Steve Fobister Sr., a respected Grassy Narrows Elder and former grand chief of Treaty 3 suffers daily from the effects of mercury poisoning. Once a capable hunter and sport fishing guide, 63-year-old Fobister Sr. can now barely walk, trembles so severely that he has difficulty speaking and has lost sensation in his lips and fingers. He has lost his ability to make a living because of mercury poisoning and receives the paltry sum of $250 a month as compensation.

“By poisoning our river, and then clearcut logging our forests, Ontario has ruined our health and now threatens to destroy who we are,” Fobister said.

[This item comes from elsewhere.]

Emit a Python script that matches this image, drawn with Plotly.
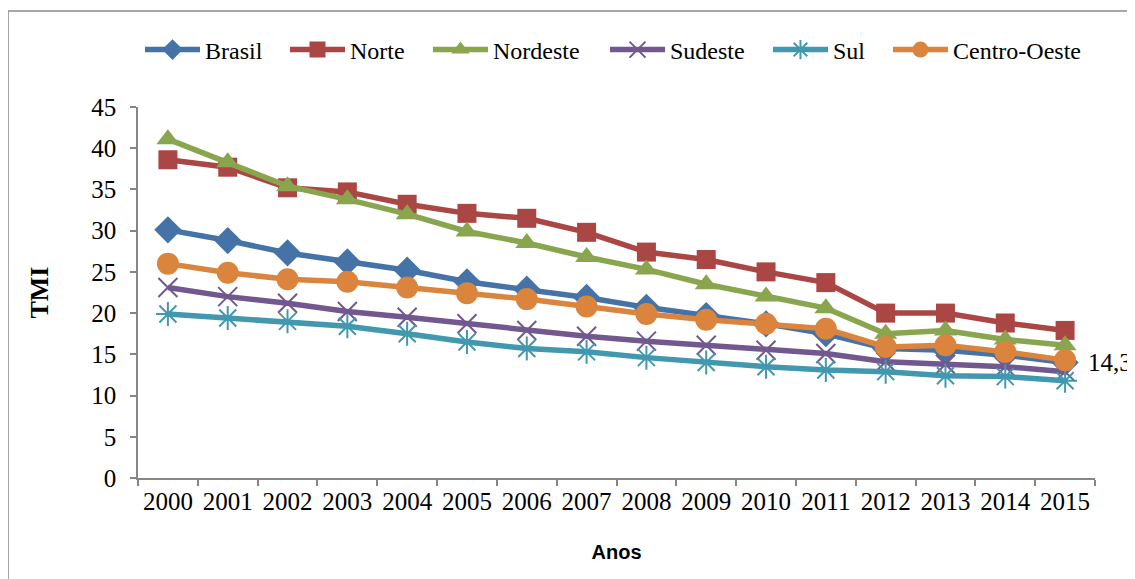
import plotly.graph_objects as go

anos = ["2000", "2001", "2002", "2003", "2004", "2005", "2006", "2007",
        "2008", "2009", "2010", "2011", "2012", "2013", "2014", "2015"]

brasil = [30.1, 28.8, 27.3, 26.2, 25.2, 23.8, 22.9, 21.9, 20.7, 19.7, 18.7, 17.5, 15.7, 15.5, 14.9, 14.0]
norte = [38.6, 37.7, 35.2, 34.7, 33.2, 32.1, 31.5, 29.8, 27.4, 26.5, 25.0, 23.7, 20.0, 20.0, 18.8, 17.9]
nordeste = [41.1, 38.3, 35.4, 33.8, 32.0, 29.9, 28.5, 26.8, 25.3, 23.5, 22.0, 20.6, 17.5, 17.9, 16.8, 16.1]
sudeste = [23.1, 22.0, 21.2, 20.2, 19.5, 18.7, 17.9, 17.2, 16.6, 16.1, 15.5, 15.1, 14.1, 13.8, 13.5, 12.9]
sul = [19.9, 19.4, 19.0, 18.4, 17.5, 16.5, 15.7, 15.3, 14.6, 14.0, 13.5, 13.1, 12.9, 12.4, 12.3, 11.8]
centro_oeste = [26.0, 24.9, 24.1, 23.8, 23.1, 22.4, 21.7, 20.8, 19.9, 19.2, 18.7, 18.1, 15.9, 16.1, 15.3, 14.3]

y_ticks = [0, 5, 10, 15, 20, 25, 30, 35, 40, 45]

SERIF = "Times New Roman, Liberation Serif, serif"

# name, values, color, symbol, size, marker line width, legend id, legend x (paper)
series = [
    ("Brasil", brasil, "#4572A7", "diamond", 21, None, "legend", 0.0021),
    ("Norte", norte, "#AA4643", "square", 19, None, "legend2", 0.1536),
    ("Nordeste", nordeste, "#89A54E", "triangle-up", 20, None, "legend3", 0.3030),
    ("Sudeste", sudeste, "#71588F", "x-thin-open", 19, 2, "legend4", 0.4880),
    ("Sul", sul, "#4198AF", "asterisk-open", 20, 2, "legend5", 0.6583),
    ("Centro-Oeste", centro_oeste, "#DB843D", "circle", 22, None, "legend6", 0.7837),
]

fig = go.Figure()
legend_layouts = {}
for name, vals, color, sym, size, lw, leg, lx in series:
    marker = dict(symbol=sym, size=size, color=color)
    if lw:
        marker["line"] = dict(color=color, width=lw)
    fig.add_trace(go.Scatter(
        x=anos, y=vals, name=name, mode="lines+markers", legend=leg,
        line=dict(color=color, width=5.5),
        marker=marker,
        cliponaxis=False,
    ))
    legend_layouts[leg] = dict(
        orientation="h", x=lx, y=1.1536, xanchor="left", yanchor="middle",
        font=dict(family=SERIF, size=24, color="black"),
        itemwidth=55, bgcolor="rgba(0,0,0,0)", borderwidth=0,
    )

# data label for the last value of Centro-Oeste (category axes use the index)
fig.add_annotation(
    x=len(anos) - 1, y=centro_oeste[-1], xref="x", yref="y",
    text=f"{centro_oeste[-1]:.1f}".replace(".", ","),
    showarrow=False, xanchor="left", yanchor="middle", xshift=21, yshift=-2,
    font=dict(family=SERIF, size=25, color="black"),
)

fig.update_layout(
    width=1127, height=571,
    margin=dict(l=130, r=40, t=99, b=101),
    paper_bgcolor="white", plot_bgcolor="white",
    font=dict(family=SERIF, size=24, color="black"),
    showlegend=True,
    shapes=[dict(type="rect", xref="paper", yref="paper",
                 x0=-0.1358, x1=1.06, y0=-0.32, y1=1.2588,
                 line=dict(color="#8C8C8C", width=1.5), layer="below")],
    **legend_layouts,
)

fig.update_xaxes(
    type="category", range=[-0.5, len(anos) - 0.5],
    showline=True, linecolor="#868686", linewidth=1.5,
    ticks="outside", tickson="boundaries", ticklen=6, tickcolor="#868686", tickwidth=1.5,
    showgrid=False, zeroline=False, automargin=False, tickangle=0,
    tickfont=dict(family=SERIF, size=25, color="black"),
    title=dict(text="<b>Anos</b>", standoff=31,
               font=dict(family="Liberation Sans, Arial, sans-serif", size=20, color="black")),
)
fig.update_yaxes(
    range=[0, 45], tickvals=y_ticks, showline=True, linecolor="#868686", linewidth=1.5,
    ticks="outside", ticklen=6, tickcolor="#868686", tickwidth=1.5,
    showgrid=False, zeroline=False, automargin=False, ticklabelstandoff=9,
    tickfont=dict(family=SERIF, size=25, color="black"),
    title=dict(text="<b>TMI</b>", standoff=35,
               font=dict(family=SERIF, size=26, color="black")),
)

fig.write_html("out.html")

The Ontario provincial government has made final plans for a decade of clearcut logging on Grassy Narrows’ homeland against the community’s objections. Scientific studies indicate that clearcut logging in boreal watersheds raises mercury levels in fish above the World Health Organization’s limit for safe human consumption. Further mercury may be released if the Ontario government implements its current plan for more clearcutting.

Chief Roger Fobister Sr. said he felt the week in Toronto had been successful in shining a spotlight on his community’s concerns. The march was the finale in a week of activities, he said, “but this is not the end of it.” He said the government agreed to a meeting to discuss the mercury issue and the clean-up of the river.

Torontonians “provided very good support,” he said, pointing to the numbers of people on the march. “I haven’t seen anything negative,” he said “and even people on the street watching the march have been very supportive. They’re curious and haven’t made any negative comments.”

A recent Supreme Court decision was devastating and a major impact to the people of Grassy Narrows, he said.

“I thought the decision would build on top of the B.C. (Tsilquot’in) decision,” Fobister said, and was surprised when the top court ruled in favour of the Ontario government. The decision, he said, threatens Aboriginal and treaty rights and their survival in their own home territory.

“The Supreme Court decision allows the total jurisdiction of the province over even our treaty territory and that jurisdiction comes right up to the border of our community. My own home is just about two or three kilometers from the border,” he said. “The province licenses various companies to extract resources from that land and that could happen just two or three kilometers away from our community borders. The Supreme Court doesn’t talk about the duty to consult, so any time they want to cut down trees within our territory, they have to ask us now. That duty to consult, we regard, will be in the form of a table for government to government negotiations.”

Grassy Narrows is an Ojibwa First Nation located 80 km north of Kenora, Ont. It has a membership of about 1,600 people with just over 900 living in the community.